Ontario-based actor born in Edmonton Alberta in 1947, died January 15, 2016 at the age of 68.

Jerry Franken grew up in California and studied acting at San Francisco State College, then became a member of the Young Company at Manitoba Theatre Centre, where he met Keith Turnbull and subsequently helped to found NDWT in the 1970s, serving as Associate Artistic Director. For NDWT, he workshopped and performed for seven years in James Reaney's The Donnellys, touring with the Company to small towns in Northern Canada, and across the country. He acted at Blyth Festival (twelve seasons), Magnus Theatre, Grand Theatre, London, Centaur Theatre, Sudbury Theatre Centre, Globe Theatre, and in the hugely successful Theatre Passe Muraille production of The Drawer Boy in 1999. According to Globe and Mail critic, J. Kelly Nestruck, "Healey wrote it, in part, to give Franken a role. The heartbreak, the rage, the disappointment in that play – it might not have been there without Franken shaping the part" (18 March 2016).

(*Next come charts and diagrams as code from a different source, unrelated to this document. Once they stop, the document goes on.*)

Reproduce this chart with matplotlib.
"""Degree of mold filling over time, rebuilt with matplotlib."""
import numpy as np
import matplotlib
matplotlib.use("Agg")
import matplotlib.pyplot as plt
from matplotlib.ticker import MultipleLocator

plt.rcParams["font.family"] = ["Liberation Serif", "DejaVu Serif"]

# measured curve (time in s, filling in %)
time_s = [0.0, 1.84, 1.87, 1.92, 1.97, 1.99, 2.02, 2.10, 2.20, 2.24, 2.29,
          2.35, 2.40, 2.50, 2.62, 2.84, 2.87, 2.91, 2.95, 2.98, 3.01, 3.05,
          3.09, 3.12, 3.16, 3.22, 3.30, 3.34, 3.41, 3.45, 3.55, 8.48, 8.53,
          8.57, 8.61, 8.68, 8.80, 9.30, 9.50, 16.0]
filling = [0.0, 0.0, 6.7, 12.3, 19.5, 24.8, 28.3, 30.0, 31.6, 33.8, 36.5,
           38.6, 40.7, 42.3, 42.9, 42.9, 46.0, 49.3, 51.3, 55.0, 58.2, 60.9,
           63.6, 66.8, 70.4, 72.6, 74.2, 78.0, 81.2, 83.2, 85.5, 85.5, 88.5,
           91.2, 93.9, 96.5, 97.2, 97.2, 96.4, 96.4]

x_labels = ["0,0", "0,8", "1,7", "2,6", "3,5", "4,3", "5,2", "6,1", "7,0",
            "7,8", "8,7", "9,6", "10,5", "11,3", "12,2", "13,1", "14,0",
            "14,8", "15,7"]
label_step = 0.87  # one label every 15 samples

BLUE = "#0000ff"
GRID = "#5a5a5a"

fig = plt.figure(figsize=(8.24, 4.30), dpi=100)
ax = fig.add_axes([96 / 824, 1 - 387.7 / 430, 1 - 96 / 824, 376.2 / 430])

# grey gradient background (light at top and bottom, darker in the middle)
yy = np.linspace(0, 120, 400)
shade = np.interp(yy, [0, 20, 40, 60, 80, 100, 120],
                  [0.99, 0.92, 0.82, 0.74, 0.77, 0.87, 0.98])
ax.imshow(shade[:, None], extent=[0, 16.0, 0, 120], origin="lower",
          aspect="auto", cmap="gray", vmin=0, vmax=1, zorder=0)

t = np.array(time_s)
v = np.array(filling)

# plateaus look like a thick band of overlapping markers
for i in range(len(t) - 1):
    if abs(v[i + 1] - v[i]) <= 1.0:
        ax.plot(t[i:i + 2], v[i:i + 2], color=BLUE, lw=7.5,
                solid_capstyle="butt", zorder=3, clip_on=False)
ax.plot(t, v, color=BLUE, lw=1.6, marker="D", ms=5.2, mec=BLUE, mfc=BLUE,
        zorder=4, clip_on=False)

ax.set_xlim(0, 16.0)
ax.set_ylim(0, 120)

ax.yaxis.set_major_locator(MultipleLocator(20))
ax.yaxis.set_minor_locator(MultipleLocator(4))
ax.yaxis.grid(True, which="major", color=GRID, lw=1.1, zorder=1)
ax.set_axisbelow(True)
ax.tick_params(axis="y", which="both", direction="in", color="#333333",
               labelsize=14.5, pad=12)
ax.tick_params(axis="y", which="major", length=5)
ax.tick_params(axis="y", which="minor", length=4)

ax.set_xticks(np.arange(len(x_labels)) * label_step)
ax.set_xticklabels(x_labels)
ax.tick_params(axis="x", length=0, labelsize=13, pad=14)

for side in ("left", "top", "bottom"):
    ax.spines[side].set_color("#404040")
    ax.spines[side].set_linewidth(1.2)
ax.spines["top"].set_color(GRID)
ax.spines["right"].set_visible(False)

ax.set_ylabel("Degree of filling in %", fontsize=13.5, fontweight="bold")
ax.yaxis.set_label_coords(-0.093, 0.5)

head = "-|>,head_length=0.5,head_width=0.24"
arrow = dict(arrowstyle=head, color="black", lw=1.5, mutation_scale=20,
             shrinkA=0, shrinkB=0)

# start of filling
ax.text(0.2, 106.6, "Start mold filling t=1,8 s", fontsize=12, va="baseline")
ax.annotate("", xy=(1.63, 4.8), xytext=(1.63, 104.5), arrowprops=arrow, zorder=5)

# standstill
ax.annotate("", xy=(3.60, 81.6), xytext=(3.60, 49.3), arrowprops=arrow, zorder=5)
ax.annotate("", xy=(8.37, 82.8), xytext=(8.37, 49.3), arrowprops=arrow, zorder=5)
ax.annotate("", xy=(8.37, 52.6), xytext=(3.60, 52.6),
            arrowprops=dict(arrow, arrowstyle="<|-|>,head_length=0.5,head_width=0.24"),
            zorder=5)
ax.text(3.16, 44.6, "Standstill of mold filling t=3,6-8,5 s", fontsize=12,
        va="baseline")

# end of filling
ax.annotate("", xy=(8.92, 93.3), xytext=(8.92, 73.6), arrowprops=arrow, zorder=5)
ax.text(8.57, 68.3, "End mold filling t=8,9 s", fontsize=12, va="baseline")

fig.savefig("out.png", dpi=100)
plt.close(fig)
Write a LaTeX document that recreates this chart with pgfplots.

In 2000, Franken appeared in the Stratford Festival productions of Hamlet (Polonius), As You Like It, and Titus Andronicus, and in 2007 in Of Mice and Men. He subsequently acted in Old Love by Norm Foster (Lighthouse Festival Theatre, 2008); Scorched by Wajdi Mouawad (Tarragon Theatre, 2008, 2009); Jitters by David French at Soulpepper Theatre Company (2010); The Black Bonspiel of Wullie MacCrimmon (Globe Theatre 2011); Free As Injuns (Native Earth Performing Arts 2014); and Dead Metaphor by George F. Walker (Canadian Rep Theatre 2014).

In 2010, Franken portrayed the Canadian sculptor, Haydn Davies, whose work has been destroyed by city officials, in Anthony Black's Homage (2b Theatre Company dir. Christian Barry). In his Stage Door, review, Christopher Hoile notes that "Franken makes Davies’ thoughts about his works and his own impermanence particularly moving" (stage-door.com 2010/6/18).

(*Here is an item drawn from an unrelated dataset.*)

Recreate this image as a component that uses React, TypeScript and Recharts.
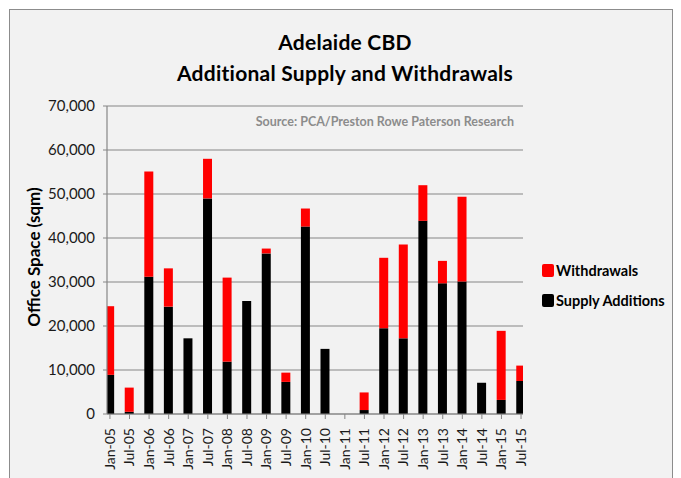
import { Bar, BarChart, CartesianGrid, Legend, XAxis, YAxis } from "recharts";

const periods = [
  "Jan-05", "Jul-05", "Jan-06", "Jul-06", "Jan-07", "Jul-07", "Jan-08", "Jul-08",
  "Jan-09", "Jul-09", "Jan-10", "Jul-10", "Jan-11", "Jul-11", "Jan-12", "Jul-12",
  "Jan-13", "Jul-13", "Jan-14", "Jul-14", "Jan-15", "Jul-15",
];

// sqm
const supplyAdditions = [
  8900, 500, 31200, 24400, 17200, 49000, 11900, 25700, 36500, 7300, 42600, 14800,
  0, 900, 19500, 17200, 43900, 29700, 30100, 7100, 3200, 7500,
];
const withdrawals = [
  15600, 5500, 23900, 8700, 0, 9000, 19100, 0, 1100, 2100, 4100, 0,
  0, 4000, 16000, 21300, 8100, 5100, 19300, 0, 15700, 3500,
];

const yTicks = [0, 10000, 20000, 30000, 40000, 50000, 60000, 70000];

const rows = periods.map((label, idx) => ({
  idx,
  label,
  supply: supplyAdditions[idx],
  withdrawals: withdrawals[idx],
}));

const FONT = "Lato, 'Open Sans', sans-serif";
const GRID = "#868686";

const PeriodTick = (props: any) => {
  const { x, y, payload } = props;
  return (
    <g transform={`translate(${x},${y})`}>
      <text
        transform="rotate(-90)"
        x={-7}
        y={0}
        dy="0.35em"
        textAnchor="end"
        fontSize={14}
        fontFamily={FONT}
        fill="#1a1a1a"
      >
        {periods[payload.value]}
      </text>
    </g>
  );
};

const LegendBox = (props: any) => {
  const items = [...(props.payload ?? [])].reverse();
  return (
    <div style={{ fontFamily: FONT, fontWeight: 700, fontSize: 14.5, color: "#000" }}>
      {items.map((it: any) => (
        <div key={it.value} style={{ display: "flex", alignItems: "center", height: 30 }}>
          <span
            style={{
              display: "inline-block",
              width: 12,
              height: 13,
              borderRadius: 2,
              background: it.color,
              marginRight: 2,
            }}
          />
          {it.value}
        </div>
      ))}
    </div>
  );
};

const AxisTitle = (props: any) => {
  const { viewBox } = props;
  const cx = viewBox.x - 4;
  const cy = viewBox.y + viewBox.height / 2 - 3;
  return (
    <text
      x={cx}
      y={cy}
      transform={`rotate(-90, ${cx}, ${cy})`}
      textAnchor="middle"
      dominantBaseline="central"
      fontFamily={FONT}
      fontWeight={700}
      fontSize={17}
      fill="#000"
    >
      Office Space (sqm)
    </text>
  );
};

export default function App() {
  return (
    <div style={{ position: "absolute", left: 0, top: 0, width: 681, height: 478, background: "#fff", overflow: "hidden" }}>
      <div
        style={{
          position: "absolute",
          left: 9,
          top: 9,
          width: 662,
          height: 480,
          border: "1px solid #8c8c8c",
          background: "#f2f2f2",
        }}
      />
      <div
        style={{
          position: "absolute",
          left: 0,
          top: 26,
          width: 690,
          textAlign: "center",
          fontFamily: FONT,
          fontWeight: 700,
          fontSize: 21,
          letterSpacing: 0.25,
          lineHeight: "31px",
          color: "#000",
        }}
      >
        <div>Adelaide CBD</div>
        <div>Additional Supply and Withdrawals</div>
      </div>
      <div
        style={{
          position: "absolute",
          right: 681 - 514,
          top: 114,
          fontFamily: FONT,
          fontWeight: 700,
          fontSize: 12.5,
          color: "#8c8c8c",
          whiteSpace: "nowrap",
        }}
      >
        Source: PCA/Preston Rowe Paterson Research
      </div>
      <div style={{ position: "absolute", left: 0, top: 0 }}>
        <BarChart
          width={681}
          height={478}
          data={rows}
          margin={{ top: 106, right: 158, bottom: 0, left: 37 }}
        >
          <CartesianGrid vertical={false} stroke={GRID} strokeWidth={1.2} />
          <XAxis
            type="number"
            dataKey="idx"
            domain={[-0.15, 21.1]}
            ticks={rows.map((r) => r.idx)}
            interval={0}
            allowDataOverflow
            height={64}
            tick={<PeriodTick />}
            tickSize={5}
            axisLine={{ stroke: GRID, strokeWidth: 1.2 }}
            tickLine={{ stroke: GRID }}
          />
          <YAxis
            width={70}
            domain={[0, 70000]}
            ticks={yTicks}
            interval={0}
            tickFormatter={(v: number) => v.toLocaleString("en-US")}
            tickSize={4}
            tickMargin={8}
            axisLine={{ stroke: GRID, strokeWidth: 1.2 }}
            tickLine={{ stroke: GRID }}
            tick={{ fontFamily: FONT, fontSize: 15, fill: "#1a1a1a" }}
            label={{ content: <AxisTitle /> }}
          />
          <Bar
            dataKey="supply"
            name="Supply Additions"
            stackId="space"
            fill="#000000"
            barSize={9}
            isAnimationActive={false}
          />
          <Bar
            dataKey="withdrawals"
            name="Withdrawals"
            stackId="space"
            fill="#ff0000"
            barSize={9}
            isAnimationActive={false}
          />
          <Legend
            layout="vertical"
            align="center"
            verticalAlign="middle"
            wrapperStyle={{ left: 542, top: 255, width: "auto", height: "auto" }}
            content={<LegendBox />}
          />
        </BarChart>
      </div>
    </div>
  );
}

On acting in a play by Shakespeare Franken has said, "The emotion is built into the text. You can't put anything on top of it. You have to come out of the rhythm of the text and out of the language of the text, but it's all there. And it's a matter of trusting that and trusting yourself. Using any tricks with Shakespeare is dangerous."

Franken has also directed, notably Tomson Highway's Annie and Old Lace (Centaur Theatre, 1989).

Sources: Ian Gillespie. "In awe of the stage," London Free Press, 27 June 2000.

Taped interview of Jerry Franken by Christopher Hunt, Regina, 2011.